A justiça acabou por condenar os jovens agressores a penas dos 11 aos 13 meses de internamento por maus tratos, já que o relatório da autópsia referiu afogamento como causa da morte.
Não pertencendo a qualquer organização de defesa dos direitos da população gay, lésbica, bissexual ou transgénero, insurgi-me contra a benevolência da justiça porque em audiência se provou que foram os jovens agressores quem atiraram “Gisberta” para o “poço”.
Durante todos estes anos, de 2006 até hoje, remoí a minha indignação com este caso, constou-se-me (há época) que os jovens internados nas Oficinas de S. José eram, tal como noutras instituições do género, sujeitos a sevícias sexuais por parte de alguns perfeitos (espécie de educadores), que destes houve mesmo quem chegasse a inspetor da Polícia Judiciária, que um deles até fazia parte da brigada que se ocupou da averiguação, e que a aprofundação da investigação levaria a outro mega processo como o da Casa Pia, parecem ter sido várias as razões que justificaram a injustificável pressa em fechar o processo.

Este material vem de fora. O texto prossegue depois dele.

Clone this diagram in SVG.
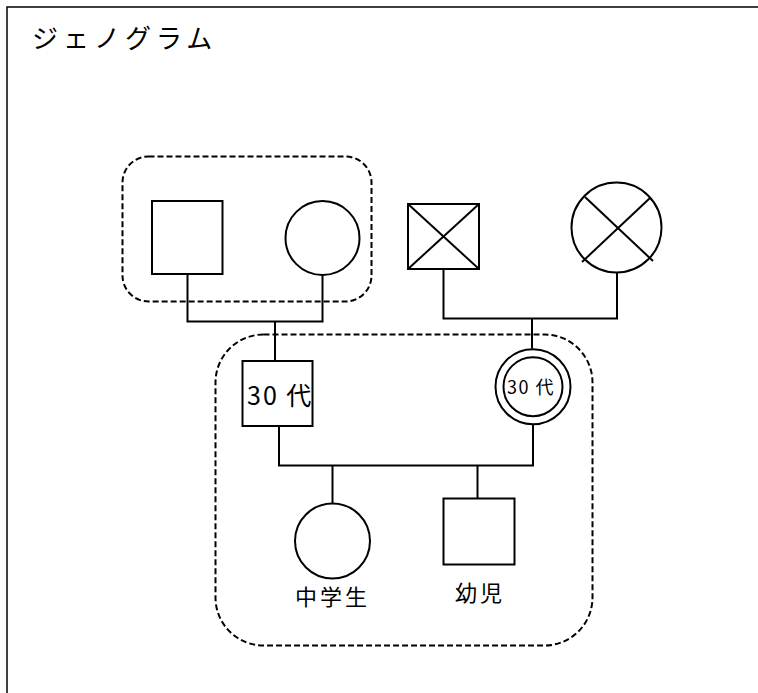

Toda esta minha indignação se me aflorou porque Rita Ribeiro, uma conceituada atriz portuguesa, repõe (mais uma vez) em várias salas de Portugal a peça “Gisberta” da autoria do encenador brasileiro Eduardo Gaspar sem acrescentar nada ao original.
Em tempos de crise quem vive da cultura passa mal, recorrer ao âmago das pessoas resulta quase sempre, já os mendigos pedem “uma esmolinha por quem lá tem”.